Участок леса, в котором устроили засаду, был треугольником, поросшим молодым сосняком, гектара в полтора площадью, и нигде не примыкал к большому лесу — с любой стороны было метров 300-400 от него. Патрули вдоль полотна ходили посвистывая и курили даже ночью. Так что патруль снимать нельзя. Снимешь — всё дело испортишь. В засаде мы просидели почти сутки, изучая распорядок движения патрулей. Днём ходила одна пара, а ночью — две, с небольшим интервалом.
На вторую ночь примерно в час мы без особых трудностей заложили мину и замаскировали шнур. В этом нам помогла наша авиация: ночью невдалеке бомбили какой-то большой гарнизон и зарево полыхало в полнеба. Патрули боялись ходить вдоль полотна и даже не ракетили. Мы немного ошиблись в расчётах и мало взяли шнура, всего 75 метров, и он доставал только до края участка, где мы сидели в засаде.
Пролежали до самого утра, но ни одного эшелона так и не дождались. Проходило два пустых товарняка, но мы их рвать не стали. Продукты и вода у нас заканчивались, потому что паёк мы взяли всего на сутки, воды — по фляжке на человека, а дни стояли жаркие. Ночью было полегче, но пить всё равно очень хотелось. На третью ночь ребята начали роптать: «Ты что, хочешь, чтобы нас немец обнаружил? Почему не разрешил пустой товарняк подорвать?» На это я ответил: «Можете уходить. Останусь один и всё равно дождусь эшелона, а вы, если хотите, то дождитесь меня в большом лесу».
Все замолчали, а один из бойцов сказал: «Я остаюсь до утра, а там видно будет». Все замолчали и лежали в полной тишине. Слышно было, как вдоль полотна, громко переговариваясь, ходили патрули. Часа в три ночи вдалеке послышался паровозный гудок. У всех стали напряжёнными лица. Шум паровоза приближался, и я приложил ухо к земле. По гулу мы определили, что это тоже не эшелон.
Вскоре увидели приближающийся паровоз, который толкал перед собой платформы, гружённые гравием, и мы догадались, что следом пойдёт эшелон с живой силой и техникой.
Действительно, примерно через полчаса после товарняка появился тяжело гружёный состав. Мы сразу же, вчетвером, взяли в руки сапёрные спички, чтобы зажечь шнур. Если вдруг у кого-то будет осечка, то у одного из четверых всё равно загорится.
Паровоз, пыхтя, приближался к стыку, под которым был заложен восьмикилограммовый заряд тола. Я взял шнур в руку и поджёг его, то же сделали мои помощники. В тот момент, когда паровоз проходил над фугасом, раздался оглушительный взрыв, за ним — второй. Это уже взорвался паровозный котёл.

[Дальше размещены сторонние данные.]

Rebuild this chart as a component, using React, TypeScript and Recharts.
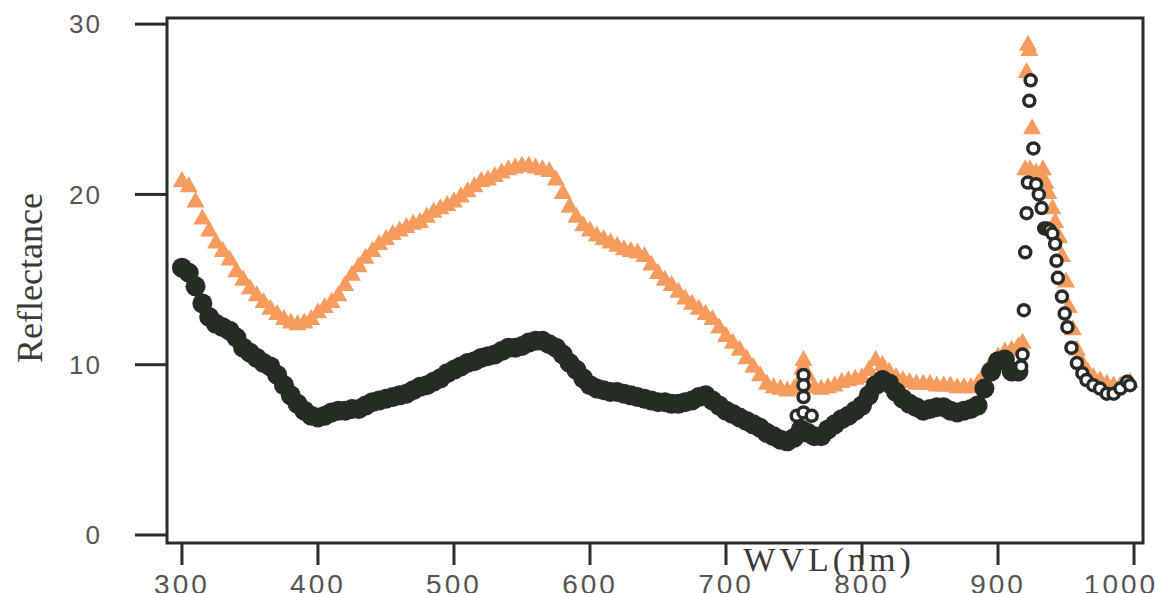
import { ScatterChart, Scatter, XAxis, YAxis, ReferenceArea, Label } from 'recharts';

// wavelength grid (nm) for the dense part of both spectra
const gridWvl = [
  300, 305, 310, 315, 320, 325, 330, 335, 340, 345,
  350, 355, 360, 365, 370, 375, 380, 385, 390, 395,
  400, 405, 410, 415, 420, 425, 430, 435, 440, 445,
  450, 455, 460, 465, 470, 475, 480, 485, 490, 495,
  500, 505, 510, 515, 520, 525, 530, 535, 540, 545,
  550, 555, 560, 565, 570, 575, 580, 585, 590, 595,
  600, 605, 610, 615, 620, 625, 630, 635, 640, 645,
  650, 655, 660, 665, 670, 675, 680, 685, 690, 695,
  700, 705, 710, 715, 720, 725, 730, 735, 740, 745,
  750, 755, 760, 765, 770, 775, 780, 785, 790, 795,
  800, 805, 810, 815, 820, 825, 830, 835, 840, 845,
  850, 855, 860, 865, 870, 875, 880, 885, 890, 895,
  900, 905, 910, 915,
];

const orangeRefl = [
  20.9, 20.6, 19.7, 18.7, 18.0, 17.3, 16.8, 16.3, 15.6, 15.1,
  14.6, 14.2, 13.8, 13.4, 13.1, 12.8, 12.6, 12.5, 12.6, 12.8,
  13.2, 13.5, 13.8, 14.2, 14.8, 15.4, 15.9, 16.4, 16.8, 17.2,
  17.5, 17.8, 18.0, 18.2, 18.4, 18.5, 18.8, 19.1, 19.3, 19.5,
  19.7, 20.0, 20.3, 20.6, 20.9, 21.0, 21.2, 21.4, 21.6, 21.7,
  21.8, 21.8, 21.7, 21.6, 21.5, 21.0, 20.2, 19.4, 18.8, 18.3,
  18.0, 17.7, 17.5, 17.3, 17.1, 16.9, 16.8, 16.7, 16.5, 16.0,
  15.5, 15.1, 14.8, 14.4, 14.0, 13.7, 13.4, 13.1, 12.8, 12.3,
  11.8, 11.4, 11.0, 10.5, 10.0, 9.5, 9.0, 8.8, 8.7, 8.6,
  8.7, 9.3, 9.5, 8.8, 8.7, 8.8, 8.9, 9.1, 9.2, 9.3,
  9.4, 9.8, 10.4, 10.1, 9.7, 9.4, 9.2, 9.1, 9.0, 9.0,
  9.0, 8.9, 8.9, 8.9, 8.8, 8.8, 8.8, 9.0, 9.6, 10.2,
  10.6, 10.9, 11.0, 11.2,
];

const darkRefl = [
  15.7, 15.4, 14.6, 13.6, 12.8, 12.4, 12.2, 12.0, 11.6, 11.0,
  10.7, 10.4, 10.1, 9.9, 9.4, 8.8, 8.2, 7.7, 7.3, 7.0,
  6.9, 7.0, 7.2, 7.3, 7.3, 7.4, 7.4, 7.6, 7.8, 7.9,
  8.0, 8.1, 8.2, 8.3, 8.5, 8.7, 8.8, 9.0, 9.2, 9.5,
  9.7, 9.9, 10.1, 10.2, 10.4, 10.5, 10.6, 10.8, 11.0, 11.0,
  11.1, 11.3, 11.4, 11.4, 11.2, 11.0, 10.6, 10.1, 9.7, 9.2,
  8.8, 8.6, 8.5, 8.4, 8.4, 8.3, 8.2, 8.1, 8.0, 7.9,
  7.8, 7.8, 7.7, 7.7, 7.8, 7.9, 8.1, 8.2, 7.9, 7.6,
  7.3, 7.1, 6.9, 6.7, 6.5, 6.3, 6.0, 5.8, 5.6, 5.5,
  5.7, 6.2, 6.0, 5.8, 5.8, 6.2, 6.5, 6.8, 7.0, 7.3,
  7.6, 8.2, 8.8, 9.1, 8.9, 8.4, 8.0, 7.7, 7.5, 7.3,
  7.4, 7.5, 7.5, 7.3, 7.2, 7.3, 7.4, 7.6, 8.6, 9.6,
  10.2, 10.3, 9.6, 9.6,
];

// sparse points: spike near 757 nm and the water band peak
const orangeExtraWvl = [756, 757, 758, 918, 920, 921, 922, 923, 923.5, 925, 928, 930, 933, 935, 937, 940, 942, 945, 947, 950, 952, 955, 958, 962, 966, 970, 975, 980, 985, 990, 995, 997];
const orangeExtraRefl = [9.9, 10.4, 9.8, 11.4, 21.6, 27.3, 28.9, 28.6, 21.6, 24.0, 21.4, 21.2, 21.6, 20.8, 20.2, 19.3, 18.5, 17.6, 16.5, 15.0, 13.5, 12.2, 11.0, 10.2, 9.7, 9.4, 9.2, 9.0, 8.9, 8.9, 9.0, 9.1];

const darkRingWvl = [752, 757, 757, 757, 757, 763, 917, 918, 919, 920, 921, 922, 923, 924, 926, 928, 930, 932, 934, 936, 938, 940, 942, 943, 944, 947, 949, 951, 954, 958, 962, 965, 970, 975, 980, 985, 990, 995, 997];
const darkRingRefl = [7.0, 9.4, 8.8, 8.1, 7.2, 7.0, 9.9, 10.6, 13.2, 16.6, 18.9, 20.7, 25.5, 26.7, 22.7, 20.6, 20.0, 19.2, 18.0, 18.0, 17.9, 17.7, 17.1, 16.1, 15.1, 14.0, 13.0, 12.2, 11.0, 10.1, 9.5, 9.1, 8.8, 8.6, 8.3, 8.3, 8.6, 9.0, 8.8];

const xTicks = [300, 400, 500, 600, 700, 800, 900, 1000];
const yTicks = [0, 10, 20, 30];

const ORANGE = '#f59b5e';
const DARK = '#262b26';
const INK = '#2b2b2b';

const X_DOMAIN: [number, number] = [289, 1006.6];
const Y_DOMAIN: [number, number] = [-0.47, 30.36];

const toPoints = (w: number[], r: number[]) => w.map((x, i) => ({ w: x, r: r[i] }));

const orangeData = [...toPoints(gridWvl, orangeRefl), ...toPoints(orangeExtraWvl, orangeExtraRefl)];
const darkData = toPoints(gridWvl, darkRefl);
const darkRingData = toPoints(darkRingWvl, darkRingRefl);

const Triangle = (props: any) => {
  const { cx, cy } = props;
  return <polygon points={`${cx},${cy - 8} ${cx - 9},${cy + 8} ${cx + 9},${cy + 8}`} fill={ORANGE} />;
};

const Dot = (props: any) => <circle cx={props.cx} cy={props.cy} r={10} fill={DARK} />;

const Ring = (props: any) => (
  <circle cx={props.cx} cy={props.cy} r={5.5} fill="#fff" stroke={DARK} strokeWidth={3.5} />
);

const tickFont = "'Liberation Sans', Arial, sans-serif";
const titleFont = "'Liberation Serif', 'Times New Roman', serif";

export default function App() {
  return (
    <div style={{ position: 'absolute', left: 0, top: 0, width: 1155, height: 593, background: '#fff', overflow: 'hidden' }}>
      <ScatterChart width={1155} height={593} margin={{ top: 18, right: 12, bottom: 0, left: 0 }}>
        <XAxis
          type="number"
          dataKey="w"
          domain={X_DOMAIN}
          allowDataOverflow
          ticks={xTicks}
          axisLine={false}
          tickSize={22}
          tickMargin={9}
          tickLine={{ stroke: INK, strokeWidth: 3 }}
          tick={{ fontSize: 28, fill: '#555', fontFamily: tickFont, letterSpacing: 3 }}
          height={50}
        >
          <Label
            content={() => (
              <text x={829} y={571} textAnchor="middle" fontSize={34} letterSpacing={4} fill="#3a3a3a" fontFamily={titleFont}>
                WVL(nm)
              </text>
            )}
          />
        </XAxis>
        <YAxis
          type="number"
          dataKey="r"
          domain={Y_DOMAIN}
          allowDataOverflow
          ticks={yTicks}
          axisLine={false}
          tickSize={32}
          tickMargin={33}
          tickLine={{ stroke: INK, strokeWidth: 3 }}
          tick={{ fontSize: 26, fill: '#555', fontFamily: tickFont, letterSpacing: 2 }}
          width={167}
        >
          <Label
            content={() => (
              <text
                x={30}
                y={278}
                transform="rotate(-90, 30, 278)"
                textAnchor="middle"
                dominantBaseline="central"
                fontSize={36}
                fill="#3a3a3a"
                fontFamily={titleFont}
              >
                Reflectance
              </text>
            )}
          />
        </YAxis>
        <ReferenceArea
          x1={X_DOMAIN[0]}
          x2={X_DOMAIN[1]}
          y1={Y_DOMAIN[0]}
          y2={Y_DOMAIN[1]}
          fill="none"
          stroke={INK}
          strokeWidth={3}
          ifOverflow="visible"
        />
        <Scatter data={orangeData} shape={Triangle} isAnimationActive={false} />
        <Scatter data={darkData} shape={Dot} isAnimationActive={false} />
        <Scatter data={darkRingData} shape={Ring} isAnimationActive={false} />
      </ScatterChart>
    </div>
  );
}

Во все стороны полетели куски горящего металла.
Вслед за паровозом были прицеплены две цистерны с авиабензином, которые пошли под откос и тоже загорелись. В составе находились платформы с боеприпасами и тяжёлой техникой. Грохот стоял невообразимый, слышимый на много километров.

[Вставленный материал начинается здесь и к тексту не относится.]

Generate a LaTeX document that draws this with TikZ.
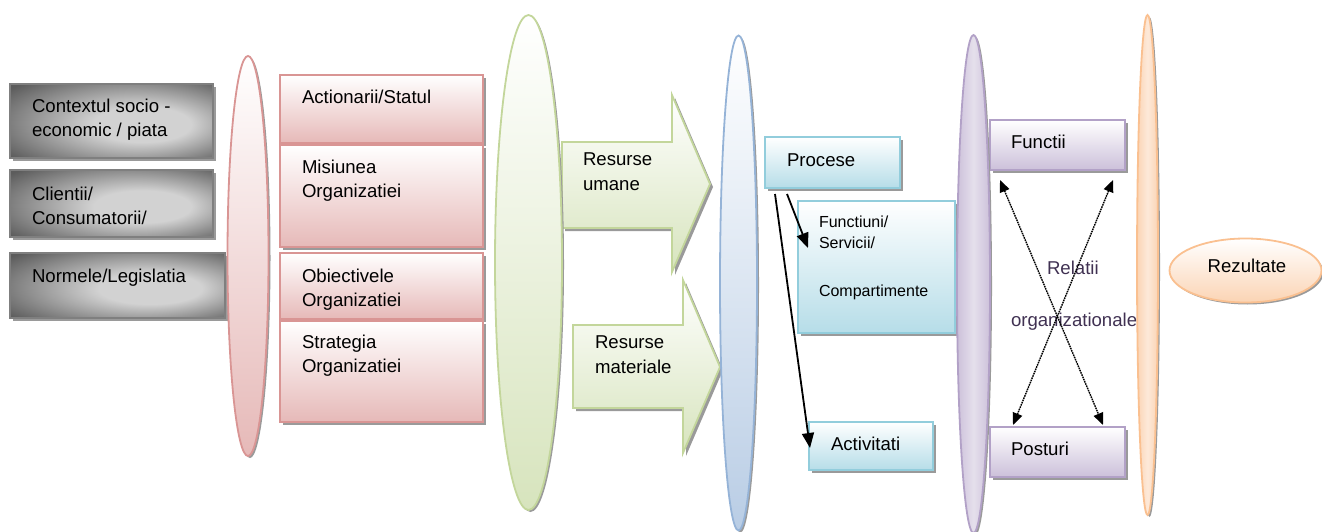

Несколько вагонов с боеприпасами и две цистерны с горючим, прицепленные в хвосте состава, остались целыми. Мы дали по нескольку очередей из автоматов по цистернам, из пробоин побежало горючее, и струи вспыхнули как факелы. Вслед за цистернами загорелись и начали взрываться вагоны с боеприпасами.
Мы настолько увлеклись, что не заметили, как наступил рассвет. Я крикнул: «Уходим!» Тогда вскочили на ноги и побежали к большому лесу. Нам до него оставалось метров тридцать, когда увидели, что наперерез мчится грузовая автомашина с автоматчиками. Я понял, что нас могут накрыть. Со мной был пулемёт, лента была заряжена через четыре на пятую зажигательными. Упал на землю, быстро развернул пулемёт в сторону машины и дал длинную очередь по кабине. Мотор загорелся, и машина резко повернула к лесу. Автоматчики поспрыгивать не успели, потому что мы строчили по ним из пулемёта и автоматов.

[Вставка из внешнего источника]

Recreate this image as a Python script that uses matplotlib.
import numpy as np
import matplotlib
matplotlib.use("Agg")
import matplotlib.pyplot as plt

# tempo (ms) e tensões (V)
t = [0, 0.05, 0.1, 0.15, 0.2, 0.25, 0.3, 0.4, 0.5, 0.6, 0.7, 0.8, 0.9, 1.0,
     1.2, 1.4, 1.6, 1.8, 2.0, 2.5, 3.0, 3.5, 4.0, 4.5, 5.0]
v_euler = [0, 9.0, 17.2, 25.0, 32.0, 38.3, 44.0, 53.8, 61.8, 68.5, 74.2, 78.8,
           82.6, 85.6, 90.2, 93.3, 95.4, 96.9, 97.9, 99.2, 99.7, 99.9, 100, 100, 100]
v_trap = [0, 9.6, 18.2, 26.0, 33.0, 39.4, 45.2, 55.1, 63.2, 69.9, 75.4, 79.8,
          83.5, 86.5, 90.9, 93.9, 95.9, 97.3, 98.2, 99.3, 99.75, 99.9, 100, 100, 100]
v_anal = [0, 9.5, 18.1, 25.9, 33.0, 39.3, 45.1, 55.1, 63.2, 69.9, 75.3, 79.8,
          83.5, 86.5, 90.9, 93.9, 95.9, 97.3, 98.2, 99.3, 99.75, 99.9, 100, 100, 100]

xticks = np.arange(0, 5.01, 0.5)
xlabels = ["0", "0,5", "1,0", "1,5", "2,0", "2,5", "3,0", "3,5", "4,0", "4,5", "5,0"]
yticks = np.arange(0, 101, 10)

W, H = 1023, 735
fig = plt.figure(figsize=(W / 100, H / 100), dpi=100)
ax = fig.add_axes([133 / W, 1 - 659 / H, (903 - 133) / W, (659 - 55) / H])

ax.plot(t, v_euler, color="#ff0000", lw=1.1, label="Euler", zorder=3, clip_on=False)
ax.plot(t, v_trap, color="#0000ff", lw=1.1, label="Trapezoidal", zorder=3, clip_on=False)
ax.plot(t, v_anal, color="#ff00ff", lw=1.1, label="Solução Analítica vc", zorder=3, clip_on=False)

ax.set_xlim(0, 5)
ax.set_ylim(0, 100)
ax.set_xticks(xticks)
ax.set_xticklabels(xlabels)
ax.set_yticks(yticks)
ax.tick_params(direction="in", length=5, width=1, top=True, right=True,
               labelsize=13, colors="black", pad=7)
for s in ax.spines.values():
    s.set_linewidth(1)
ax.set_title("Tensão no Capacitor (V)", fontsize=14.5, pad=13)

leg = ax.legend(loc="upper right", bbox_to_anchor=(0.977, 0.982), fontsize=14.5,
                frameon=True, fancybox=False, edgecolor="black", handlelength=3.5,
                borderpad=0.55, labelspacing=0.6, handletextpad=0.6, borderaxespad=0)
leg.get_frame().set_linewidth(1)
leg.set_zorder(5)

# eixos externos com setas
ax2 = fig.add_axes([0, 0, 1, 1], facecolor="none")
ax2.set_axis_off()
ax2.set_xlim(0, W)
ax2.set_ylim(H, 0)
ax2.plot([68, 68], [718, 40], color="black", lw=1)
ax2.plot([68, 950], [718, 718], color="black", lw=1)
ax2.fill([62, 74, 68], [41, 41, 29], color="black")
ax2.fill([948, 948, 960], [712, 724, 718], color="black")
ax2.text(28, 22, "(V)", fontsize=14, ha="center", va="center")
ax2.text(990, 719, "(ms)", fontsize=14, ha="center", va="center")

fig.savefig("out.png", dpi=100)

Уничтожив машину с автоматчиками, мы быстро стали уходить в лес и ещё долго слышали разрывы снарядов. Над лесом стояла чёрная туча копоти. Гарь чувствовалась за несколько километров. Мы углубились в лес, из какой-то гнилой речушки напились воды и залегли в кустах на отдых, выставив дозорных. Менялись каждые два часа до самого вечера. Когда стемнело — двинулись в отряд.
На базу мы возвратились на пятую ночь. Из данных агентурной разведки там уже знали о выполненной нами работе, и когда я начал докладывать комбригу, он меня остановил: «Мы, Василий, уже всё знаем. Вот донесение. Вы молодцы!»
Нам дали три дня отдыха и на следующие задания пошли другие.